# Records to process start

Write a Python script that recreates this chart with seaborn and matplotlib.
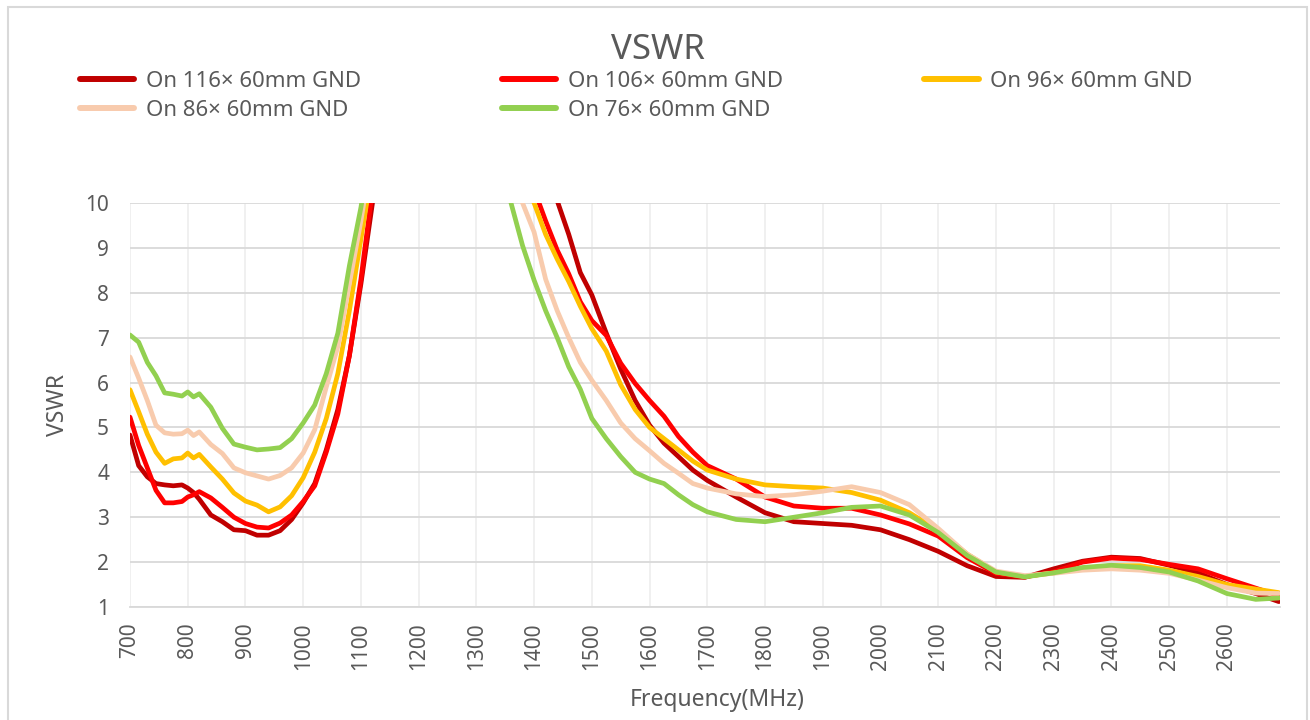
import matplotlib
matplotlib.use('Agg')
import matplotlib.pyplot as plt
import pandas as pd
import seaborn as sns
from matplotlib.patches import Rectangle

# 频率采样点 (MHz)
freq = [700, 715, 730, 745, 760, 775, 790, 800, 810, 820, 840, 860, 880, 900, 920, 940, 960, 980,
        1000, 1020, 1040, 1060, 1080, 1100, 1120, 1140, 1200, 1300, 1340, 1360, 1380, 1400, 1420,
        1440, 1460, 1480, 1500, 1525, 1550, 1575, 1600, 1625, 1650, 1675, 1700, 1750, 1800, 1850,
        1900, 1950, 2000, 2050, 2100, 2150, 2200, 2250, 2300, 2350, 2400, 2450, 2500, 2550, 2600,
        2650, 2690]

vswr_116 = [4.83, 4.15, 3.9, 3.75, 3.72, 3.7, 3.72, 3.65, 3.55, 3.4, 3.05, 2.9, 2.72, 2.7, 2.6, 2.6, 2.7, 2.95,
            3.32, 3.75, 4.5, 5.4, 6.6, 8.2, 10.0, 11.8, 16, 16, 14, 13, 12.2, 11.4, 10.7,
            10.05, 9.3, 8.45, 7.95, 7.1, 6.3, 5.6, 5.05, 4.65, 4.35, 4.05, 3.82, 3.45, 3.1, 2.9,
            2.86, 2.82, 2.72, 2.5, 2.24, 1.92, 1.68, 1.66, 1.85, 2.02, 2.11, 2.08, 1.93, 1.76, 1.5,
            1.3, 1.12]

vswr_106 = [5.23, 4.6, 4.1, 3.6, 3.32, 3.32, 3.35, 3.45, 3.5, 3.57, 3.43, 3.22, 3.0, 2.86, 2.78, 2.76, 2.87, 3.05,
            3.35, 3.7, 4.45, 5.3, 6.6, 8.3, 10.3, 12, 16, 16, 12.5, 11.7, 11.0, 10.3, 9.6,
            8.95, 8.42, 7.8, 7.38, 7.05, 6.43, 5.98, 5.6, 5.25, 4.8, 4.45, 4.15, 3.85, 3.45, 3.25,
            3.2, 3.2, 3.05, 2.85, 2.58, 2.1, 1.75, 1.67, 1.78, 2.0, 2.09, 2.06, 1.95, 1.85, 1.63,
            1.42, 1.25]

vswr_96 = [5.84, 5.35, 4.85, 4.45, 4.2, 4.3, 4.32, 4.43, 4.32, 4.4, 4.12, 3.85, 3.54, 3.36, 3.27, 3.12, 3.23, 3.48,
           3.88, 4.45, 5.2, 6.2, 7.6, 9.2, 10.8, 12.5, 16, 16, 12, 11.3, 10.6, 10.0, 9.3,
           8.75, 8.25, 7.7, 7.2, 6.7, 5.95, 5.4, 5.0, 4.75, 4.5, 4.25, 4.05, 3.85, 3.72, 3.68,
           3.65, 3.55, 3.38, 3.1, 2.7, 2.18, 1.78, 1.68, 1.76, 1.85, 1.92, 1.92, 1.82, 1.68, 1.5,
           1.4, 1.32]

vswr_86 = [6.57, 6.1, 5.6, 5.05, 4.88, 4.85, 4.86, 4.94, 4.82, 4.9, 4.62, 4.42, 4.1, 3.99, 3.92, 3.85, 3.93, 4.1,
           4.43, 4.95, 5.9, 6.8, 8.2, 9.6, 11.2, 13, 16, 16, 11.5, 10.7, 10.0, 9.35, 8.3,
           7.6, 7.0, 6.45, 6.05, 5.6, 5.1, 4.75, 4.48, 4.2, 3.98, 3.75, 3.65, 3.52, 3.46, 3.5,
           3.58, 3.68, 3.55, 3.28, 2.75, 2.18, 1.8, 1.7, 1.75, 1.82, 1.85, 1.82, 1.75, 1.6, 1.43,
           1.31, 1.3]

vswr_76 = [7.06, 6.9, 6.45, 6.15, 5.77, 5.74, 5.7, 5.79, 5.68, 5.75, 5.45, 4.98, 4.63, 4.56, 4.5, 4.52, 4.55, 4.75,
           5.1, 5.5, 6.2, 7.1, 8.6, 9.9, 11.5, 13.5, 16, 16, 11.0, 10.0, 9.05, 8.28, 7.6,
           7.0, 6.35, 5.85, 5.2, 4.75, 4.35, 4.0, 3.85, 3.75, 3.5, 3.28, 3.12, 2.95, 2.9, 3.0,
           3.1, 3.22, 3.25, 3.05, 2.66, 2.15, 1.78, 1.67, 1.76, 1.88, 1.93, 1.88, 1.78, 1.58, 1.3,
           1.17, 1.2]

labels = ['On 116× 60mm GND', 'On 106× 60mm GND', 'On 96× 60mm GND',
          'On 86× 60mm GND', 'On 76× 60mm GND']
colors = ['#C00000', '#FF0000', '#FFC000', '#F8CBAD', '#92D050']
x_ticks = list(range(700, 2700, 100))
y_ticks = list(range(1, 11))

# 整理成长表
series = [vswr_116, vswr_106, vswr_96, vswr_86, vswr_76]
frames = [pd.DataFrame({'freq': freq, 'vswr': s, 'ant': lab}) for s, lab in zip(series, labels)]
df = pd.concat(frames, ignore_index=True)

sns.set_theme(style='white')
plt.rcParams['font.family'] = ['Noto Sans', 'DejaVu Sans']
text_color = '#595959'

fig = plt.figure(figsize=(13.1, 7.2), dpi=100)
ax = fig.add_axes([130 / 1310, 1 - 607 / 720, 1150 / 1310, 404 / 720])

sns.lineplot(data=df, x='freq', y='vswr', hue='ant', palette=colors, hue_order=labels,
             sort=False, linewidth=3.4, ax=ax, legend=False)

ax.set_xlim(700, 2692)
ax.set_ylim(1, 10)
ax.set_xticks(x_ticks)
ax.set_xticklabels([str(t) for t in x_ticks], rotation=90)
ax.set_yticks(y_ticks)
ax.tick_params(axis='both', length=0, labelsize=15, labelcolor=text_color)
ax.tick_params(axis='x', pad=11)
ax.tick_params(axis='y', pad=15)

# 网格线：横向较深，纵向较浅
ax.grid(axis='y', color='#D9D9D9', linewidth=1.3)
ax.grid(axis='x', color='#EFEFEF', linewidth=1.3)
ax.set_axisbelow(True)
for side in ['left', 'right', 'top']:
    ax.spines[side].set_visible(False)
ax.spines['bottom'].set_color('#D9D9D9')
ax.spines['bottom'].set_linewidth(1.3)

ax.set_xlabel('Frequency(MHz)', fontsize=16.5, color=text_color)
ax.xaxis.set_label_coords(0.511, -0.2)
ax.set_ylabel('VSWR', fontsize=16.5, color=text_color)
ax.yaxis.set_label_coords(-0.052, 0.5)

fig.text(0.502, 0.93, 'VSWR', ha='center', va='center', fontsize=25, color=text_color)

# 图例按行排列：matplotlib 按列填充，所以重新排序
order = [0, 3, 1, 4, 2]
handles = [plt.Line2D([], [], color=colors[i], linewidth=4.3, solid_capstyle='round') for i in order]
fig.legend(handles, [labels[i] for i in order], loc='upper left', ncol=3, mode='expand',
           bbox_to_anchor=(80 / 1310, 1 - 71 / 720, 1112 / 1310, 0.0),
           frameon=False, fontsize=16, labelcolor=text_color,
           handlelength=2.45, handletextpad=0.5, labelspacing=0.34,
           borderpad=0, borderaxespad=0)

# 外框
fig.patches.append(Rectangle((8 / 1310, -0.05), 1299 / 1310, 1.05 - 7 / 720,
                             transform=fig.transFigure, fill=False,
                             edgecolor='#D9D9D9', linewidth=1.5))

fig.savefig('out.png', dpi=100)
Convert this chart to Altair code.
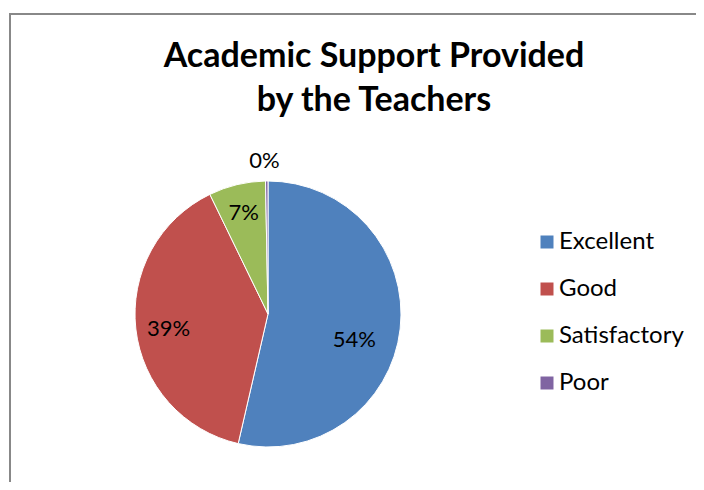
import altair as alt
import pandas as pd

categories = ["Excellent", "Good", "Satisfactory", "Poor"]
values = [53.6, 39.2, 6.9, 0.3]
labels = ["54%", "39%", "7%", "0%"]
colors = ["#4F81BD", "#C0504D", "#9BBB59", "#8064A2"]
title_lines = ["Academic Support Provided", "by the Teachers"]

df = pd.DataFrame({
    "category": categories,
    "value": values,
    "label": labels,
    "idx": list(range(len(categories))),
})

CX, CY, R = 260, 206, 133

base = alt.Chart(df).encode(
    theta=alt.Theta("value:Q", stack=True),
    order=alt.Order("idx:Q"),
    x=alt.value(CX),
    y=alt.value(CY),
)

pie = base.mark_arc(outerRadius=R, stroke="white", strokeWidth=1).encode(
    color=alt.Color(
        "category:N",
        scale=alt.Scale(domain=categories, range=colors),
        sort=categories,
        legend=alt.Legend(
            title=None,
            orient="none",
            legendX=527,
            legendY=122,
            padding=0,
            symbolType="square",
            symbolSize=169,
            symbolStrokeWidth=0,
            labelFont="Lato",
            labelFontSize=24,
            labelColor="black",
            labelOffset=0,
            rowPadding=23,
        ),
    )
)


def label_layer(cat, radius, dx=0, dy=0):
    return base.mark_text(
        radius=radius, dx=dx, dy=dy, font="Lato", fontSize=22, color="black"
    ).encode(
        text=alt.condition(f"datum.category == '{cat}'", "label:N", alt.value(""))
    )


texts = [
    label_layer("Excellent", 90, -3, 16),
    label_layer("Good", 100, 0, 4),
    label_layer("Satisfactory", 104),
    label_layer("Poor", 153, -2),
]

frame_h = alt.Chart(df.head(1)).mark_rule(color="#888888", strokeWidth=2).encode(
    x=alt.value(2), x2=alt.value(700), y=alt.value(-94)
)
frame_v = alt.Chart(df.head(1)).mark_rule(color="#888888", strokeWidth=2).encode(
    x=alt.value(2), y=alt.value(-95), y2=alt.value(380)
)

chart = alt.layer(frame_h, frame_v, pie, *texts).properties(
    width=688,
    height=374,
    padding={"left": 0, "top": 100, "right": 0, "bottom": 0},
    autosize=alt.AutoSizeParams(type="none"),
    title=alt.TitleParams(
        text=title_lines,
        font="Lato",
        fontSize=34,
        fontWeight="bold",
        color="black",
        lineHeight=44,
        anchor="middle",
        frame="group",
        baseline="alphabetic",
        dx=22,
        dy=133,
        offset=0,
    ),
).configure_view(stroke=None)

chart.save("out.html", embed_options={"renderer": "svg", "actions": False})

# Records to process end

→ **Brief**:
Gather all lines where the word "matplotlib" appears.

→ **Correct output**:
Write a Python script that recreates this chart with seaborn and matplotlib.
import matplotlib
matplotlib.use('Agg')
import matplotlib.pyplot as plt
from matplotlib.patches import Rectangle
# 图例按行排列：matplotlib 按列填充，所以重新排序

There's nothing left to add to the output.